SAN DIEGO (CNS) - A court martial has been ordered for a San Diego-based Navy sailor accused of setting fire to the USS Bonhomme Richard, it was announced Friday.
Seaman Ryan Sawyer Mays is charged with arson and willful hazarding of a vessel for allegedly setting the July 12, 2020, fire, which burned for several days while the warship was docked at Naval Base San Diego.
Following an Article 32 hearing held late last year in a Naval Base San Diego courtroom, during which evidence was presented to determine whether Mays should face further criminal proceedings, Vice Adm. Steve Koehler, commander, U.S 3rd Fleet referred charges against Mays for a general court martial, according to a Navy statement.

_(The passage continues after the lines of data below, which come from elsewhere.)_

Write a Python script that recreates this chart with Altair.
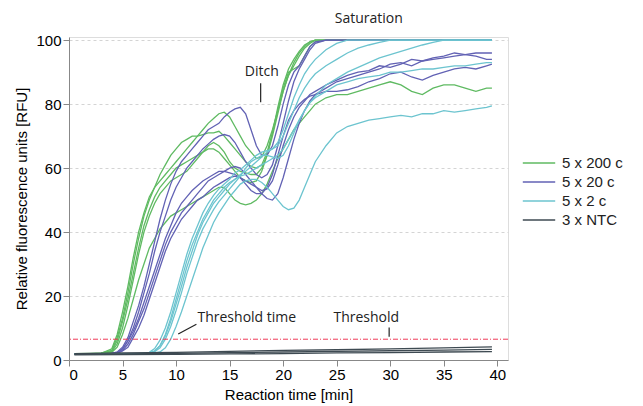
import altair as alt
import pandas as pd

# ---------------- data ----------------
time_min = [0.5, 2, 3, 4, 4.5, 5, 5.5, 6, 6.5, 7, 7.5, 8, 8.5, 9, 9.5, 10, 10.5, 11, 11.5, 12,
            12.5, 13, 13.5, 14, 14.5, 15, 15.5, 16, 16.5, 17, 17.5, 18, 18.5, 19, 19.5, 20,
            20.5, 21, 21.5, 22, 22.5, 23, 24, 25, 26, 27, 28, 29, 30, 31, 32, 33, 34, 35, 36,
            37, 38, 39, 39.5]

HUNDRED17 = [100] * 17

g200_1 = [1.9, 2.0, 2.1, 3.5, 8, 15, 23, 32, 40, 46, 51, 54, 56, 58, 60, 62, 64, 66, 68, 70,
          72, 74, 75.5, 77, 77.5, 76, 73, 70, 67, 65, 63, 63.5, 67, 72, 78, 84, 89, 93, 96, 98,
          99.5, 100] + HUNDRED17
g200_2 = [2.0, 2.0, 2.1, 3, 7, 13, 21, 30, 38, 45, 50, 54, 58, 61, 64, 66, 68, 69, 70, 70,
          70.5, 71, 71, 71.5, 70, 68, 66, 64, 62, 60.5, 60, 61, 65, 71, 78, 85, 90, 91, 92, 95,
          98, 99.5] + HUNDRED17
g200_3 = [1.8, 1.9, 2.0, 2.6, 5, 10, 17, 25, 33, 40, 45, 49, 52, 54, 56, 57, 58, 59, 61, 63,
          65, 67, 68, 67, 65, 62, 60, 59, 58.5, 58, 58, 60, 64, 70, 77, 84, 89, 92, 95, 97.5,
          99, 100] + HUNDRED17
g200_4 = [2.0, 2.0, 2.1, 2.4, 4, 8, 13, 19, 25, 30, 35, 38, 41, 43, 45, 46, 47, 48, 49, 50,
          51, 52, 53, 54, 54, 52, 50, 49, 48.5, 49, 50, 52, 55, 59, 63, 66, 69, 72, 74, 76,
          78, 80, 82, 83, 83, 84, 85, 86, 87, 86, 84, 83, 85, 86, 86, 85, 84, 85, 85]
g200_5 = [2.0, 2.1, 2.2, 2.8, 6, 12, 19, 27, 35, 42, 47, 51, 54, 56, 58, 60, 61, 62, 63, 64,
          65, 66, 66, 65, 63, 61, 59, 57, 56, 55.5, 56, 59, 64, 71, 79, 86, 91, 94, 96.5, 98.5,
          99.5, 100] + HUNDRED17

g20_1 = [2.0, 2.0, 2.0, 2.1, 2.5, 4, 7, 12, 17, 23, 30, 37, 44, 50, 55, 59, 62, 64, 66, 68,
         70, 72, 73, 74, 76, 77.5, 78.5, 79, 77, 72, 67, 64, 64, 67, 73, 80, 86, 90, 92, 95,
         98, 99.5] + HUNDRED17
g20_2 = [1.9, 2.0, 2.0, 2.1, 2.3, 3.5, 6, 10, 15, 21, 27, 34, 40, 45, 50, 54, 57, 60, 62, 64,
         66, 67.5, 69, 70, 70.5, 70, 68, 65, 62, 60, 58, 57, 58, 61, 67, 74, 81, 87, 91, 94,
         97, 99] + HUNDRED17
g20_3 = [2.0, 2.0, 2.0, 2.1, 2.2, 3, 5, 8, 12, 16, 21, 26, 31, 36, 40, 43, 46, 48, 50, 52,
         54, 56, 57, 58, 59, 60, 60.5, 60, 58, 56, 54, 52, 50.5, 50, 52, 57, 63, 69, 74, 78,
         81, 83, 85, 87, 88, 89, 90, 91, 92.5, 93, 92, 93.5, 94, 94.5, 95, 95.5, 96, 96, 96]
g20_4 = [2.0, 2.0, 2.0, 2.1, 2.3, 3.5, 6, 9, 13, 18, 23, 28, 33, 38, 42, 46, 49, 51, 53, 54.5,
         56, 57, 58, 59, 59, 58.5, 58, 57, 56, 55, 54, 53, 53.5, 56, 61, 67, 72, 76, 79, 81,
         83, 84, 86, 87.5, 89, 90, 90.5, 92, 91.5, 92.5, 94, 93.5, 94.5, 95, 96, 95.5, 95, 94, 94]
g20_5 = [1.9, 2.0, 2.0, 2.0, 2.1, 2.8, 4, 7, 10, 14, 19, 24, 29, 34, 38, 41, 44, 46, 48, 50,
         51, 52.5, 54, 55, 56, 57, 57.5, 57, 55, 53, 52, 52, 54, 58, 64, 70, 75, 78, 80, 81.5,
         82.5, 83, 84, 84, 84.5, 85.5, 87, 88, 89.5, 90, 88.5, 87.5, 89, 90, 91, 91.5, 91, 92, 92.5]

g2_1 = [2.0, 2.0, 2.0, 2.0, 2.0, 2.0, 2.0, 2.0, 2.0, 2.1, 2.2, 2.8, 4.5, 8, 13, 19, 25, 31, 36,
        40, 44, 47, 50, 52, 54, 55.5, 56.5, 57.5, 58, 59, 60, 61, 62, 63, 64, 66, 69, 72, 75,
        78, 80.5, 82.5, 86, 88, 90, 91.5, 93, 94.5, 95.5, 96.5, 97.5, 98.5, 99.3, 100, 100,
        100, 100, 100, 100]
g2_2 = [1.9, 1.9, 2.0, 2.0, 2.0, 2.0, 2.0, 2.0, 2.0, 2.1, 2.2, 2.6, 3.8, 6.5, 10.5, 15.5, 21,
        27, 32, 37, 41, 44, 47, 49.5, 51.5, 53.5, 55.5, 57.5, 60, 62, 63, 64, 64, 63.5, 63, 64,
        67, 71, 75, 78, 80.5, 82, 84, 86, 87, 88, 88.5, 89, 90, 90, 90.5, 91, 91, 91.5, 92,
        92, 92.5, 93, 93]
g2_3 = [1.8, 1.9, 1.9, 2.0, 2.0, 2.0, 2.0, 2.0, 2.0, 2.0, 2.1, 2.2, 2.5, 3.8, 6.5, 10.5, 15,
        20, 25, 30, 35, 39, 43, 46, 48.5, 51, 53, 55, 56, 56.5, 56.5, 55.5, 54, 52, 50, 48,
        47, 47.5, 50, 54, 58, 62, 67, 71, 73, 74, 75, 75.5, 76, 76.5, 76, 77, 77, 78, 77.5,
        78, 78.5, 79, 79.5]
g2_4 = [2.0, 2.0, 2.0, 2.0, 2.0, 2.0, 2.0, 2.0, 2.0, 2.1, 2.2, 2.8, 4.5, 7.5, 12, 17.5, 23,
        29, 34, 39, 43, 46, 49, 51, 53, 55, 56.5, 58, 59, 60.5, 62, 63.5, 65, 66, 67, 70, 74,
        78, 82, 85, 87.5, 89.5, 92, 94, 96, 97.5, 98.5, 99.3] + [100] * 11
g2_5 = [1.9, 2.0, 2.0, 2.0, 2.0, 2.0, 2.0, 2.0, 2.0, 2.1, 2.4, 3.6, 6.2, 10, 15, 21, 27, 33,
        38, 42, 46, 49, 51.5, 53.5, 55, 56.5, 58.5, 59.5, 61, 62.5, 64, 65, 65.5, 66, 68, 72,
        77, 82, 86, 89.5, 92, 94, 97, 99] + [100] * 15

ntc_time = [0.5, 5, 10, 15, 20, 25, 30, 35, 39.5]
ntc_1 = [2.0, 2.2, 2.4, 2.7, 3.0, 3.2, 3.5, 3.8, 4.1]
ntc_2 = [1.8, 1.9, 2.1, 2.3, 2.5, 2.7, 2.9, 3.1, 3.3]
ntc_3 = [1.6, 1.7, 1.8, 1.9, 2.0, 2.2, 2.3, 2.5, 2.6]

group_labels = ["5 x 200 c", "5 x 20 c", "5 x 2 c", "3 x NTC"]
group_colors = ["#5fba62", "#6262b4", "#6cc4cf", "#3e4a52"]

threshold_rfu = [6.5]

ann_text = ["Saturation", "Ditch", "Threshold time", "Threshold"]
ann_t = [28.0, 18.0, 12.0, 24.7]
ann_v = [106.5, 90.0, 13.0, 13.0]
ann_align = ["center", "center", "left", "left"]

lead_t = [17.9, 10.2, 29.9]
lead_v = [86.5, 8.1, 10.2]
lead_t2 = [17.9, 11.9, 29.9]
lead_v2 = [80.6, 11.2, 7.3]

# ---------------- tables ----------------
rows = []
curve_sets = [
    (group_labels[0], [g200_1, g200_2, g200_3, g200_4, g200_5], time_min),
    (group_labels[1], [g20_1, g20_2, g20_3, g20_4, g20_5], time_min),
    (group_labels[2], [g2_1, g2_2, g2_3, g2_4, g2_5], time_min),
    (group_labels[3], [ntc_1, ntc_2, ntc_3], ntc_time),
]
for gi, (lab, curves, tt) in enumerate(curve_sets):
    for ci, vals in enumerate(curves):
        for t, v in zip(tt, vals):
            rows.append({"t": t, "v": v, "group": lab, "series": f"{lab}-{ci}"})
df = pd.DataFrame(rows)

ann_df = pd.DataFrame({"text": ann_text, "t": ann_t, "v": ann_v, "align": ann_align})
lead_df = pd.DataFrame({"t": lead_t, "v": lead_v, "t2": lead_t2, "v2": lead_v2})
thr_df = pd.DataFrame({"v": threshold_rfu})

W, H = 439, 323
xscale = alt.Scale(domain=[0, 41], nice=False, zero=False)
yscale = alt.Scale(domain=[0, 101], nice=False)

x_vals = [i * 2.5 for i in range(17)]
y_vals = list(range(0, 101, 10))

x_axis = alt.Axis(
    title="Reaction time [min]", values=x_vals, grid=False,
    labelExpr="datum.value % 5 == 0 ? datum.label : ''",
    tickSize={"condition": {"test": "datum.value % 5 != 0", "value": 3}, "value": 6},
    labelFontSize=15, titleFontSize=15, titlePadding=5, labelPadding=1,
    titleFontWeight="normal",
)
y_axis = alt.Axis(
    title="Relative fluorescence units [RFU]", values=y_vals,
    labelExpr="datum.value % 20 == 0 ? datum.label : ''",
    tickSize={"condition": {"test": "datum.value % 20 != 0", "value": 3}, "value": 6},
    gridOpacity={"condition": {"test": "datum.value % 20 != 0 || datum.value == 0", "value": 0}, "value": 1},
    gridColor="#d4d4d4", gridDash=[3, 3], gridWidth=1,
    labelFontSize=15, titleFontSize=15, titlePadding=6, labelPadding=2,
    titleFontWeight="normal",
)

lines = alt.Chart(df).mark_line(strokeWidth=1.3).encode(
    x=alt.X("t:Q", scale=xscale, axis=x_axis),
    y=alt.Y("v:Q", scale=yscale, axis=y_axis),
    color=alt.Color("group:N", scale=alt.Scale(domain=group_labels, range=group_colors),
                    legend=alt.Legend(title=None, orient="none", legendX=460, legendY=116,
                                      symbolType="M-1.8,0H1.8", symbolSize=324,
                                      symbolStrokeWidth=1.5, labelFontSize=15,
                                      labelFont="Liberation Sans", labelColor="#222222",
                                      rowPadding=1, labelOffset=13, padding=0)),
    detail="series:N",
    order=alt.Order("t:Q"),
)

thr = alt.Chart(thr_df).mark_rule(color="#ee3a58", strokeDash=[5, 2, 1, 2], strokeWidth=1).encode(
    y=alt.Y("v:Q", scale=yscale)
)

leads = alt.Chart(lead_df).mark_rule(color="#222222", strokeWidth=1.2).encode(
    x=alt.X("t:Q", scale=xscale), y=alt.Y("v:Q", scale=yscale),
    x2="t2:Q", y2="v2:Q",
)

ann_left = alt.Chart(ann_df[ann_df["align"] == "left"]).mark_text(
    align="left", baseline="middle", font="Open Sans", fontSize=14, color="#222222"
).encode(x=alt.X("t:Q", scale=xscale), y=alt.Y("v:Q", scale=yscale), text="text:N")
ann_center = alt.Chart(ann_df[ann_df["align"] == "center"]).mark_text(
    align="center", baseline="middle", font="Open Sans", fontSize=14, color="#222222"
).encode(x=alt.X("t:Q", scale=xscale), y=alt.Y("v:Q", scale=yscale), text="text:N")

chart = alt.layer(lines, thr, leads, ann_left, ann_center).properties(
    width=W, height=H,
    autosize=alt.AutoSizeParams(type="none"),
    padding={"left": 69, "top": 37, "right": 643 - 69 - W, "bottom": 406 - 37 - H},
).configure_view(stroke=None).configure_axis(
    domainColor="#111111", tickColor="#111111", labelColor="#222222", titleColor="#222222",
    labelFont="Liberation Sans", titleFont="Liberation Sans", titleFontWeight="normal",
    domainWidth=1.2, tickWidth=1.2,
).configure(background="white")

chart.save("out.html", embed_options={"renderer": "svg", "actions": False})
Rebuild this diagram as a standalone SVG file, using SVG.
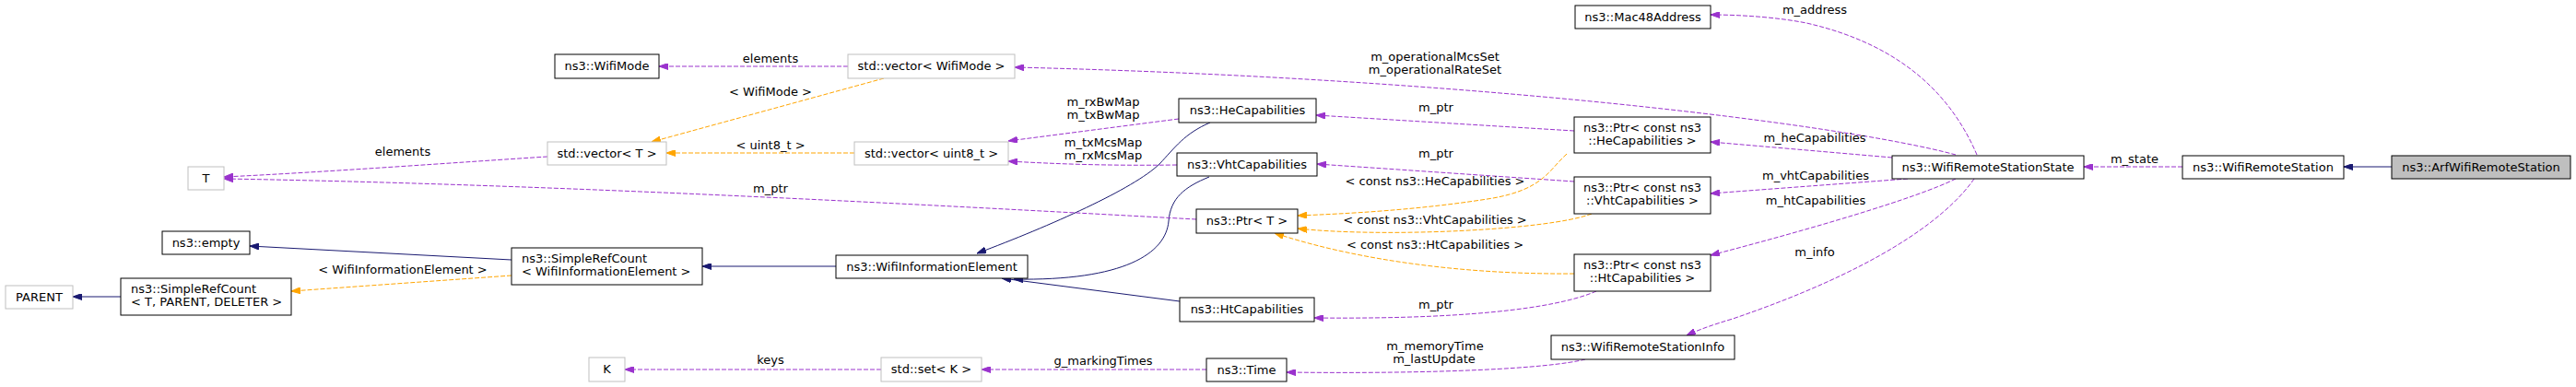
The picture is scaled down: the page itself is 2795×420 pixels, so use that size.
<svg xmlns="http://www.w3.org/2000/svg" width="2795" height="420" viewBox="0 0 2795 420">
<style>
.n rect{fill:#fff;stroke:#000;stroke-width:1}
.n.u rect{stroke:#bfbfbf}
.n.cur rect{fill:#bfbfbf}
text{font-family:"DejaVu Sans","Liberation Sans",sans-serif;font-size:13px;fill:#000}
.c{text-anchor:middle}
.e path{fill:none;stroke-width:1}
.p{stroke:#9a32cd;stroke-dasharray:5,2}
.o{stroke:#ffa500;stroke-dasharray:5,2}
.b{stroke:#191970}
.p{marker-end:url(#ap)}
.o{marker-end:url(#ao)}
.b{marker-end:url(#ab)}
</style>
<defs>
<marker id="ap" viewBox="0 0 10 7" refX="10" refY="3.5" markerWidth="10" markerHeight="7" markerUnits="userSpaceOnUse" orient="auto"><path d="M0,0 L10,3.5 L0,7 Z" fill="#9a32cd" stroke="#9a32cd"/></marker>
<marker id="ao" viewBox="0 0 10 7" refX="10" refY="3.5" markerWidth="10" markerHeight="7" markerUnits="userSpaceOnUse" orient="auto"><path d="M0,0 L10,3.5 L0,7 Z" fill="#ffa500" stroke="#ffa500"/></marker>
<marker id="ab" viewBox="0 0 10 7" refX="10" refY="3.5" markerWidth="10" markerHeight="7" markerUnits="userSpaceOnUse" orient="auto"><path d="M0,0 L10,3.5 L0,7 Z" fill="#191970" stroke="#191970"/></marker>
</defs>
<rect width="2795" height="420" fill="#fff"/>
<g id="connectors" class="e">
<path class="b" d="M2595,181 L2543,181"/>
<path class="b" d="M907,289 L762,289"/>
<path class="b" d="M555,282 L271,267"/>
<path class="b" d="M131,322 L79,322"/>
<path class="b" d="M1313,133 C1285,145 1275,160 1258,178 C1230,205 1140,245 1060,275"/>
<path class="b" d="M1312,192 C1285,203 1270,215 1268,240 C1265,275 1220,305 1100,303"/>
<path class="b" d="M1280,327 L1087,302"/>
<path class="p" d="M2368,181 L2261,181"/>
<path class="p" d="M2145,168 C2120,110 2070,50 1960,25 C1930,19 1890,16 1856,16"/>
<path class="p" d="M2122,168 C2000,135 1600,85 1101,73"/>
<path class="p" d="M2053,171 L1856,154"/>
<path class="p" d="M2070,194 L1856,210"/>
<path class="p" d="M2122,194 C2080,215 1960,250 1856,277"/>
<path class="p" d="M2142,194 C2110,240 2030,295 1880,346 C1860,352 1845,357 1830,364"/>
<path class="p" d="M1708,142 L1428,125"/>
<path class="p" d="M1708,197 L1429,178"/>
<path class="p" d="M1732,316 C1700,330 1620,347 1426,345"/>
<path class="p" d="M1720,390 C1680,400 1560,406 1396,404"/>
<path class="p" d="M1309,401 L1065,401"/>
<path class="p" d="M956,401 L678,401"/>
<path class="p" d="M1279,129 L1094,153"/>
<path class="p" d="M1277,179 C1200,180 1150,178 1094,175"/>
<path class="p" d="M920,72 L715,72"/>
<path class="p" d="M1298,238 C1000,222 600,200 243,194"/>
<path class="p" d="M594,170 C500,176 350,187 243,192"/>
<path class="o" d="M959,85 L707,154"/>
<path class="o" d="M927,166 L723,166"/>
<path class="o" d="M555,299 L316,316"/>
<path class="o" d="M1700,167 C1680,185 1675,205 1620,215 C1540,228 1460,232 1408,234"/>
<path class="o" d="M1727,232 C1680,250 1500,258 1408,248"/>
<path class="o" d="M1708,297 C1600,298 1480,285 1383,253"/>
<text class="c" x="2316" y="177">m_state</text>
<text class="c" x="1969" y="15">m_address</text>
<text class="c" x="1969" y="154">m_heCapabilities</text>
<text class="c" x="1970" y="195">m_vhtCapabilities</text>
<text class="c" x="1970" y="222">m_htCapabilities</text>
<text class="c" x="1969" y="278">m_info</text>
<text class="c" x="1557" y="66">m_operationalMcsSet</text>
<text class="c" x="1557" y="80">m_operationalRateSet</text>
<text class="c" x="1558" y="121">m_ptr</text>
<text class="c" x="1558" y="171">m_ptr</text>
<text class="c" x="1558" y="335">m_ptr</text>
<text class="c" x="1557" y="201">&lt; const ns3::HeCapabilities &gt;</text>
<text class="c" x="1557" y="243">&lt; const ns3::VhtCapabilities &gt;</text>
<text class="c" x="1557" y="270">&lt; const ns3::HtCapabilities &gt;</text>
<text class="c" x="1557" y="380">m_memoryTime</text>
<text class="c" x="1556" y="394">m_lastUpdate</text>
<text class="c" x="1197" y="115">m_rxBwMap</text>
<text class="c" x="1197" y="129">m_txBwMap</text>
<text class="c" x="1197" y="159">m_txMcsMap</text>
<text class="c" x="1197" y="173">m_rxMcsMap</text>
<text class="c" x="1197" y="396">g_markingTimes</text>
<text class="c" x="836" y="68">elements</text>
<text class="c" x="836" y="104">&lt; WifiMode &gt;</text>
<text class="c" x="836" y="162">&lt; uint8_t &gt;</text>
<text class="c" x="836" y="209">m_ptr</text>
<text class="c" x="836" y="395">keys</text>
<text class="c" x="437" y="169">elements</text>
<text class="c" x="437" y="297">&lt; WifiInformationElement &gt;</text>
</g>
<g id="node-arf" class="n cur"><rect x="2595" y="169" width="194" height="25"/><text class="c" x="2692" y="186">ns3::ArfWifiRemoteStation</text></g>
<g id="node-wrs" class="n"><rect x="2368" y="169" width="175" height="25"/><text class="c" x="2455.5" y="186">ns3::WifiRemoteStation</text></g>
<g id="node-wrss" class="n"><rect x="2053" y="169" width="208" height="25"/><text class="c" x="2157" y="186">ns3::WifiRemoteStationState</text></g>
<g id="node-mac48" class="n"><rect x="1709" y="6" width="147" height="25"/><text class="c" x="1782.5" y="23">ns3::Mac48Address</text></g>
<g id="node-ptrhe" class="n"><rect x="1708" y="127" width="148" height="39"/><text class="c" x="1782" y="143">ns3::Ptr&lt; const ns3</text><text class="c" x="1782" y="157">::HeCapabilities &gt;</text></g>
<g id="node-ptrvht" class="n"><rect x="1708" y="192" width="148" height="40"/><text class="c" x="1782" y="208">ns3::Ptr&lt; const ns3</text><text class="c" x="1782" y="222">::VhtCapabilities &gt;</text></g>
<g id="node-ptrht" class="n"><rect x="1708" y="276" width="148" height="40"/><text class="c" x="1782" y="292">ns3::Ptr&lt; const ns3</text><text class="c" x="1782" y="306">::HtCapabilities &gt;</text></g>
<g id="node-wrsinfo" class="n"><rect x="1683" y="364" width="199" height="26"/><text class="c" x="1782.5" y="381">ns3::WifiRemoteStationInfo</text></g>
<g id="node-hecap" class="n"><rect x="1279" y="107" width="149" height="26"/><text class="c" x="1353.5" y="124">ns3::HeCapabilities</text></g>
<g id="node-vhtcap" class="n"><rect x="1277" y="166" width="152" height="25"/><text class="c" x="1353" y="183">ns3::VhtCapabilities</text></g>
<g id="node-htcap" class="n"><rect x="1280" y="323" width="146" height="26"/><text class="c" x="1353" y="340">ns3::HtCapabilities</text></g>
<g id="node-ptrt" class="n"><rect x="1298" y="227" width="110" height="26"/><text class="c" x="1353" y="244">ns3::Ptr&lt; T &gt;</text></g>
<g id="node-time" class="n"><rect x="1309" y="389" width="87" height="25"/><text class="c" x="1352.5" y="406">ns3::Time</text></g>
<g id="node-vecmode" class="n u"><rect x="920" y="59" width="181" height="26"/><text class="c" x="1010.5" y="76">std::vector&lt; WifiMode &gt;</text></g>
<g id="node-vecu8" class="n u"><rect x="927" y="154" width="167" height="25"/><text class="c" x="1010.5" y="171">std::vector&lt; uint8_t &gt;</text></g>
<g id="node-wie" class="n"><rect x="907" y="277" width="208" height="25"/><text class="c" x="1011" y="294">ns3::WifiInformationElement</text></g>
<g id="node-setk" class="n u"><rect x="956" y="388" width="109" height="26"/><text class="c" x="1010.5" y="405">std::set&lt; K &gt;</text></g>
<g id="node-wifimode" class="n"><rect x="602" y="59" width="113" height="26"/><text class="c" x="658.5" y="76">ns3::WifiMode</text></g>
<g id="node-vect" class="n u"><rect x="594" y="154" width="129" height="25"/><text class="c" x="658.5" y="171">std::vector&lt; T &gt;</text></g>
<g id="node-srcwie" class="n"><rect x="555" y="269" width="207" height="40"/><text x="566" y="285">ns3::SimpleRefCount</text><text x="566" y="299">&lt; WifiInformationElement &gt;</text></g>
<g id="node-k" class="n u"><rect x="639" y="388" width="39" height="26"/><text class="c" x="658.5" y="405">K</text></g>
<g id="node-t" class="n u"><rect x="204" y="181" width="39" height="25"/><text class="c" x="223.5" y="198">T</text></g>
<g id="node-empty" class="n"><rect x="176" y="251" width="95" height="25"/><text class="c" x="223.5" y="268">ns3::empty</text></g>
<g id="node-srctpd" class="n"><rect x="131" y="302" width="185" height="40"/><text x="142" y="318">ns3::SimpleRefCount</text><text x="142" y="332">&lt; T, PARENT, DELETER &gt;</text></g>
<g id="node-parent" class="n u"><rect x="6" y="310" width="73" height="25"/><text class="c" x="42.5" y="327">PARENT</text></g>
</svg>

Prosecutors have alleged that Mays was "disgruntled" with the Navy after dropping out of the SEAL training program.
Mays has denied any role in the fire, though other sailors have testified to seeing him enter the ship's "Lower V" area -- where investigators say the fire originated -- just prior to the blaze breaking out.
Defense expert witnesses at Mays' Article 32 hearing challenged findings that the blaze was an incendiary -- or deliberate -- fire, and alleged further analysis of the fire scene should have been completed before investigators ruled out possible accidental causes of the blaze.
Special Agent Matthew Beals, a certified fire investigator with ATF and prosecution witness, testified that the fire was sparked by someone touching an open flame to an ignitable liquid applied to tri-wall containers in the Lower V.
According to a search warrant affidavit, Mays was interviewed regarding the blaze and maintained his innocence, while denying being in the Lower V that day and stating "that he was being set up."
Other details in an affidavit indicate that firefighting equipment may have been sabotaged. Firefighting stations in the Lower and Upper V areas were found to be "not in their normal configuration," while firefighting hoses connected to the stations were found cut or disconnected.
A Navy official told ATF investigators that he believed the stations were "purposely tampered with and/or disconnected."
While Mays is the only person criminally charged in connection with the fire, a Navy investigation determined that failures regarding training and oversight, among other factors, also contributed to the ship's destruction.